If the fault plane terminates before it reaches the earth's surface, it is referred to as a blind thrust fault. Because of the lack of surface evidence, blind thrust faults are difficult to detect until they rupture. The destructive 1994 quake in Northridge, California was caused by a previously-undiscovered blind thrust fault.
Because of their low dip, thrusts are also difficult to appreciate in mapping, where lithological offsets are generally subtle and stratigraphic repetition difficult to detect especially in peneplanated areas.
Duplexes are, essentially, packets of relatively undisturbed lithology bounded by a floor thrust and a roof thrust, which isolate the duplex packet from rock masses which are faulted around it on these thrusts. The floor thrust and the roof thrust part up-dip of the duplex and merge again down-dip, isolating a lozenge-shaped sliver of rock.

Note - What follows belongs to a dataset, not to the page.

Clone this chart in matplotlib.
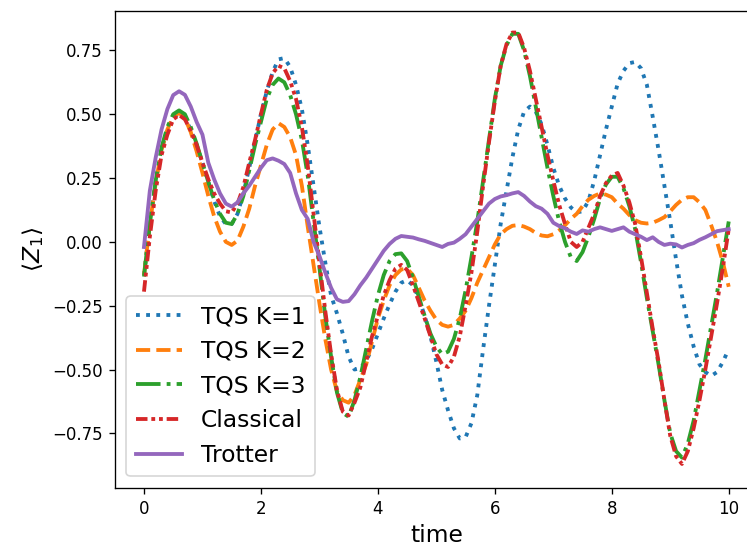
import numpy as np
import matplotlib
matplotlib.use("Agg")
import matplotlib.pyplot as plt

# time grid and <Z_1> values
time = np.round(np.linspace(0, 10, 101), 2)

tqs_k1 = [-0.13, 0.07, 0.24, 0.36, 0.44, 0.49, 0.50, 0.485, 0.44, 0.38,
          0.31, 0.235, 0.16, 0.10, 0.07, 0.07, 0.11, 0.19, 0.29, 0.395,
          0.50, 0.59, 0.665, 0.715, 0.72, 0.685, 0.615, 0.52, 0.38, 0.22,
          0.06, -0.08, -0.21, -0.28, -0.36, -0.45, -0.50, -0.495, -0.465, -0.42,
          -0.36, -0.30, -0.245, -0.195, -0.16, -0.15, -0.17, -0.22, -0.29, -0.37,
          -0.47, -0.58, -0.66, -0.73, -0.77, -0.765, -0.71, -0.60, -0.42, -0.25,
          -0.09, 0.07, 0.20, 0.33, 0.44, 0.51, 0.53, 0.51, 0.46, 0.38,
          0.29, 0.22, 0.17, 0.135, 0.115, 0.12, 0.16, 0.24, 0.34, 0.44,
          0.53, 0.62, 0.67, 0.70, 0.705, 0.68, 0.615, 0.49, 0.36, 0.22,
          0.08, -0.07, -0.21, -0.32, -0.41, -0.48, -0.51, -0.525, -0.51, -0.47,
          -0.42]

tqs_k2 = [-0.13, 0.07, 0.23, 0.36, 0.44, 0.49, 0.505, 0.485, 0.43, 0.355,
          0.27, 0.18, 0.10, 0.04, 0.0, -0.012, 0.005, 0.06, 0.13, 0.22,
          0.30, 0.38, 0.44, 0.465, 0.45, 0.41, 0.34, 0.22, 0.06, -0.09,
          -0.24, -0.38, -0.50, -0.585, -0.62, -0.63, -0.60, -0.54, -0.48, -0.39,
          -0.30, -0.23, -0.17, -0.13, -0.108, -0.105, -0.13, -0.18, -0.23, -0.27,
          -0.305, -0.325, -0.332, -0.325, -0.30, -0.27, -0.22, -0.16, -0.11, -0.06,
          -0.01, 0.03, 0.05, 0.063, 0.066, 0.06, 0.05, 0.035, 0.025, 0.022,
          0.03, 0.045, 0.065, 0.09, 0.11, 0.14, 0.165, 0.18, 0.19, 0.185,
          0.175, 0.15, 0.13, 0.105, 0.085, 0.075, 0.072, 0.075, 0.085, 0.097,
          0.12, 0.145, 0.165, 0.175, 0.175, 0.155, 0.125, 0.065, 0.0, -0.08,
          -0.176]

tqs_k3 = [-0.136, 0.07, 0.24, 0.37, 0.45, 0.50, 0.515, 0.50, 0.45, 0.385,
          0.31, 0.235, 0.165, 0.11, 0.075, 0.07, 0.11, 0.18, 0.28, 0.38,
          0.47, 0.56, 0.615, 0.64, 0.625, 0.575, 0.50, 0.40, 0.26, 0.08,
          -0.10, -0.29, -0.45, -0.59, -0.67, -0.685, -0.62, -0.53, -0.42, -0.31,
          -0.21, -0.13, -0.075, -0.048, -0.045, -0.075, -0.14, -0.215, -0.29, -0.36,
          -0.41, -0.44, -0.43, -0.38, -0.30, -0.19, -0.06, 0.08, 0.24, 0.40,
          0.56, 0.69, 0.77, 0.815, 0.815, 0.75, 0.65, 0.53, 0.41, 0.29,
          0.18, 0.08, 0.0, -0.06, -0.075, -0.04, 0.02, 0.09, 0.17, 0.225,
          0.255, 0.255, 0.21, 0.14, 0.05, -0.08, -0.22, -0.35, -0.48, -0.62,
          -0.75, -0.82, -0.845, -0.79, -0.70, -0.58, -0.46, -0.33, -0.20, -0.06,
          0.08]

classical = [-0.195, 0.02, 0.20, 0.34, 0.42, 0.48, 0.497, 0.48, 0.435, 0.38,
             0.31, 0.245, 0.19, 0.15, 0.12, 0.115, 0.15, 0.215, 0.31, 0.40,
             0.50, 0.595, 0.66, 0.69, 0.68, 0.63, 0.56, 0.45, 0.30, 0.11,
             -0.08, -0.27, -0.44, -0.58, -0.665, -0.68, -0.63, -0.57, -0.47, -0.37,
             -0.29, -0.21, -0.15, -0.105, -0.09, -0.11, -0.17, -0.235, -0.30, -0.37,
             -0.44, -0.48, -0.49, -0.45, -0.37, -0.25, -0.12, 0.04, 0.22, 0.39,
             0.55, 0.69, 0.775, 0.82, 0.82, 0.76, 0.67, 0.56, 0.45, 0.34,
             0.24, 0.145, 0.07, 0.0, -0.02, 0.0, 0.055, 0.11, 0.18, 0.23,
             0.26, 0.27, 0.22, 0.155, 0.07, -0.06, -0.20, -0.34, -0.47, -0.62,
             -0.76, -0.84, -0.87, -0.82, -0.73, -0.62, -0.50, -0.37, -0.24, -0.10,
             0.05]

trotter = [-0.02, 0.20, 0.33, 0.44, 0.52, 0.575, 0.59, 0.576, 0.53, 0.47,
           0.42, 0.31, 0.245, 0.19, 0.15, 0.138, 0.155, 0.19, 0.22, 0.255,
           0.29, 0.32, 0.327, 0.318, 0.305, 0.27, 0.19, 0.125, 0.09, 0.0,
           -0.055, -0.12, -0.18, -0.225, -0.235, -0.232, -0.205, -0.17, -0.14, -0.105,
           -0.07, -0.035, -0.008, 0.012, 0.023, 0.02, 0.017, 0.01, 0.004, -0.004,
           -0.012, -0.02, -0.008, -0.003, 0.012, 0.03, 0.06, 0.09, 0.12, 0.15,
           0.168, 0.178, 0.183, 0.19, 0.195, 0.18, 0.158, 0.14, 0.13, 0.11,
           0.075, 0.062, 0.053, 0.04, 0.031, 0.045, 0.04, 0.05, 0.057, 0.05,
           0.043, 0.05, 0.057, 0.04, 0.03, 0.02, 0.007, 0.018, 0.0, -0.012,
           -0.007, -0.01, -0.022, -0.012, -0.005, 0.008, 0.018, 0.03, 0.042, 0.046,
           0.05]

fig = plt.figure(figsize=(747 / 120, 547 / 120), dpi=120)
ax = fig.add_axes([0.1536, 0.1079, 0.8611, 0.8718])

lw = 2.3
ax.plot(time, tqs_k1, ":", color="tab:blue", lw=lw, label="TQS K=1")
ax.plot(time, tqs_k2, "--", color="tab:orange", lw=lw, label="TQS K=2")
ax.plot(time, tqs_k3, "-.", color="tab:green", lw=lw, label="TQS K=3")
ax.plot(time, classical, linestyle=(0, (3, 1, 1, 1, 1, 1)), color="tab:red",
        lw=lw, label="Classical")
ax.plot(time, trotter, "-", color="tab:purple", lw=lw, label="Trotter")

ax.set_xlim(-0.5, 10.5)
ax.set_ylim(-0.964, 0.904)
ax.set_xticks([0, 2, 4, 6, 8, 10])
ax.set_yticks([-0.75, -0.5, -0.25, 0, 0.25, 0.5, 0.75])
ax.spines["right"].set_visible(False)
ax.set_xlabel("time", fontsize=14)
ax.set_ylabel(r"$\langle Z_1 \rangle$", fontsize=14)
ax.legend(loc="lower left", fontsize=14)

fig.savefig("out.png", dpi=120)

Duplexing is a very efficient mechanism of accommodating shortening of the crust by thickening the section rather than by folding and deformation.
Thrust faults occur in the foreland basin which occur marginal to orogenic belts. Here, compression does not result in appreciable mountain building, which is mostly accommodated by folding and stacking of thrusts. Instead thrust faults generally cause a thickening of the stratigraphic section.

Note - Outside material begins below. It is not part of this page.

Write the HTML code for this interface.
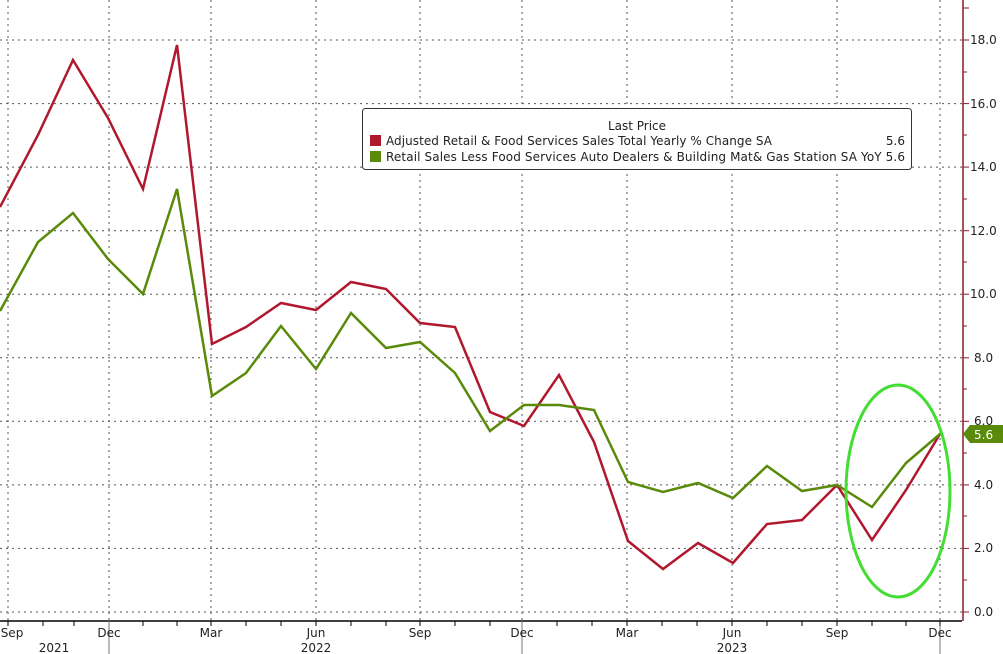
<!DOCTYPE html>
<html><head><style>
body{margin:0;background:#fff;}
svg{display:block;font-family:"DejaVu Sans","Liberation Sans",sans-serif;}
</style></head><body>
<svg width="1003" height="654" viewBox="0 0 1003 654" xmlns="http://www.w3.org/2000/svg">
<rect width="1003" height="654" fill="#fff"/>
<g stroke="#555" stroke-width="1" stroke-dasharray="2,4">
<line x1="0" x2="962" y1="612" y2="612"/>
<line x1="0" x2="962" y1="548.4" y2="548.4"/>
<line x1="0" x2="962" y1="484.9" y2="484.9"/>
<line x1="0" x2="962" y1="421.3" y2="421.3"/>
<line x1="0" x2="962" y1="357.8" y2="357.8"/>
<line x1="0" x2="962" y1="294.2" y2="294.2"/>
<line x1="0" x2="962" y1="230.7" y2="230.7"/>
<line x1="0" x2="962" y1="167.1" y2="167.1"/>
<line x1="0" x2="962" y1="103.6" y2="103.6"/>
<line x1="0" x2="962" y1="40" y2="40"/>
<line x1="8" x2="8" y1="0" y2="621"/>
<line x1="109" x2="109" y1="0" y2="621"/>
<line x1="211" x2="211" y1="0" y2="621"/>
<line x1="316" x2="316" y1="0" y2="621"/>
<line x1="420" x2="420" y1="0" y2="621"/>
<line x1="522" x2="522" y1="0" y2="621"/>
<line x1="627" x2="627" y1="0" y2="621"/>
<line x1="732" x2="732" y1="0" y2="621"/>
<line x1="837" x2="837" y1="0" y2="621"/>
<line x1="940" x2="940" y1="0" y2="621"/>
</g>
<line x1="0" x2="962" y1="621" y2="621" stroke="#000" stroke-width="1.5"/>
<g stroke="#000" stroke-width="1">
<line x1="8" x2="8" y1="621" y2="626"/><line x1="43" x2="43" y1="621" y2="626"/><line x1="74" x2="74" y1="621" y2="626"/>
<line x1="109" x2="109" y1="621" y2="654" stroke="#777"/><line x1="143" x2="143" y1="621" y2="626"/><line x1="177" x2="177" y1="621" y2="626"/>
<line x1="211" x2="211" y1="621" y2="626"/><line x1="246" x2="246" y1="621" y2="626"/><line x1="281" x2="281" y1="621" y2="626"/>
<line x1="316" x2="316" y1="621" y2="626"/><line x1="351" x2="351" y1="621" y2="626"/><line x1="386" x2="386" y1="621" y2="626"/>
<line x1="420" x2="420" y1="621" y2="626"/><line x1="455" x2="455" y1="621" y2="626"/><line x1="490" x2="490" y1="621" y2="626"/>
<line x1="522" x2="522" y1="621" y2="654" stroke="#777"/><line x1="557" x2="557" y1="621" y2="626"/><line x1="592" x2="592" y1="621" y2="626"/>
<line x1="627" x2="627" y1="621" y2="626"/><line x1="662" x2="662" y1="621" y2="626"/><line x1="697" x2="697" y1="621" y2="626"/>
<line x1="732" x2="732" y1="621" y2="626"/><line x1="767" x2="767" y1="621" y2="626"/><line x1="802" x2="802" y1="621" y2="626"/>
<line x1="837" x2="837" y1="621" y2="626"/><line x1="872" x2="872" y1="621" y2="626"/><line x1="906" x2="906" y1="621" y2="626"/>
<line x1="940" x2="940" y1="621" y2="626"/>
<line x1="940" x2="940" y1="626" y2="654" stroke="#777"/>
</g>
<g font-size="12" fill="#222" text-anchor="middle">
<text x="12" y="637">Sep</text><text x="109" y="637">Dec</text><text x="211" y="637">Mar</text>
<text x="316" y="637">Jun</text><text x="420" y="637">Sep</text><text x="522" y="637">Dec</text>
<text x="627" y="637">Mar</text><text x="732" y="637">Jun</text><text x="837" y="637">Sep</text><text x="940" y="637">Dec</text>
<text x="54" y="652">2021</text><text x="316" y="652">2022</text><text x="732" y="652">2023</text>
</g>
<line x1="963" x2="963" y1="0" y2="621" stroke="#8b1a2b" stroke-width="1.5"/>
<g stroke="#8b1a2b" stroke-width="1">
<line x1="963" x2="969" y1="612" y2="612"/><line x1="963" x2="969" y1="548.4" y2="548.4"/><line x1="963" x2="969" y1="484.9" y2="484.9"/>
<line x1="963" x2="969" y1="421.3" y2="421.3"/><line x1="963" x2="969" y1="357.8" y2="357.8"/><line x1="963" x2="969" y1="294.2" y2="294.2"/>
<line x1="963" x2="969" y1="230.7" y2="230.7"/><line x1="963" x2="969" y1="167.1" y2="167.1"/><line x1="963" x2="969" y1="103.6" y2="103.6"/>
<line x1="963" x2="969" y1="40" y2="40"/><line x1="963" x2="969" y1="8" y2="8"/>
<line x1="963" x2="967" y1="580" y2="580"/><line x1="963" x2="967" y1="516" y2="516"/><line x1="963" x2="967" y1="453" y2="453"/>
<line x1="963" x2="967" y1="389" y2="389"/><line x1="963" x2="967" y1="326" y2="326"/><line x1="963" x2="967" y1="262" y2="262"/>
<line x1="963" x2="967" y1="199" y2="199"/><line x1="963" x2="967" y1="135" y2="135"/><line x1="963" x2="967" y1="72" y2="72"/>
</g>
<g font-size="12" fill="#222">
<text x="974" y="616">0.0</text><text x="974" y="552">2.0</text><text x="974" y="489">4.0</text>
<text x="974" y="425">6.0</text><text x="974" y="362">8.0</text><text x="970" y="298">10.0</text>
<text x="970" y="235">12.0</text><text x="970" y="171">14.0</text><text x="970" y="108">16.0</text><text x="970" y="44">18.0</text>
</g>
<polygon points="963,434 970,425 1003,425 1003,443 970,443" fill="#5a8a0a"/>
<text x="974" y="439" font-size="12" fill="#fff">5.6</text>
<polyline fill="none" stroke="#b0182e" stroke-width="2.5" points="0,207 38,135 73,60 108,118 143,189 177,45 212,344 246,327 281,303 316,310 351,282 386,289 420,323 455,327 490,412 524,426 559,375 594,442 628,541 663,569 698,543 733,563 767,524 802,520 837,485 872,540 906,490 940,434"/>
<polyline fill="none" stroke="#5a8a0a" stroke-width="2.5" points="0,311 38,242 73,213 108,259 143,294 177,189 212,396 246,373 281,326 316,369 351,313 386,348 420,342 455,373 490,431 524,405 559,405 594,410 628,482 663,492 698,483 733,498 767,466 802,491 837,485 872,507 906,463 940,434"/>
<ellipse cx="898" cy="491" rx="52" ry="106" fill="none" stroke="#44dd33" stroke-width="3"/>
<rect x="362.5" y="108.5" width="549" height="61" rx="3" fill="#fff" stroke="#333"/>
<g font-size="12" fill="#222">
<text x="637" y="130" text-anchor="middle">Last Price</text>
<rect x="370" y="135" width="11" height="11" fill="#b0182e"/>
<text x="386" y="145" textLength="386" lengthAdjust="spacing">Adjusted Retail &amp; Food Services Sales Total Yearly % Change SA</text>
<text x="905" y="145" text-anchor="end">5.6</text>
<rect x="370" y="151" width="11" height="11" fill="#5a8a0a"/>
<text x="386" y="161" textLength="519" lengthAdjust="spacing">Retail Sales Less Food Services Auto Dealers &amp; Building Mat&amp; Gas Station SA YoY 5.6</text>
</g>
</svg>
</body></html>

Foreland basin thrusts also usually observe the ramp-flat geometry, with thrusts propagating within units at a very low angle "flats" (at 1-5 degrees) and then moving up-section in steeper ramps (at 5-20 degrees) where they offset stratigraphic units. Identifying ramps where they occur within units is usually problematic.
Thrusts and duplexes are also found in accretionary wedges in the ocean trench margin of subduction zones, where oceanic sediments are scraped off the subducted plate and accumulate. Here, the accretionary wedge must thicken by up to 200% and this is achieved by stacking thrust fault upon thrust fault in a melange of disrupted rock, often with chaotic folding. Here, ramp flat geometries are not usually observed because the compressional force is at a steep angle to the sedimentary layering.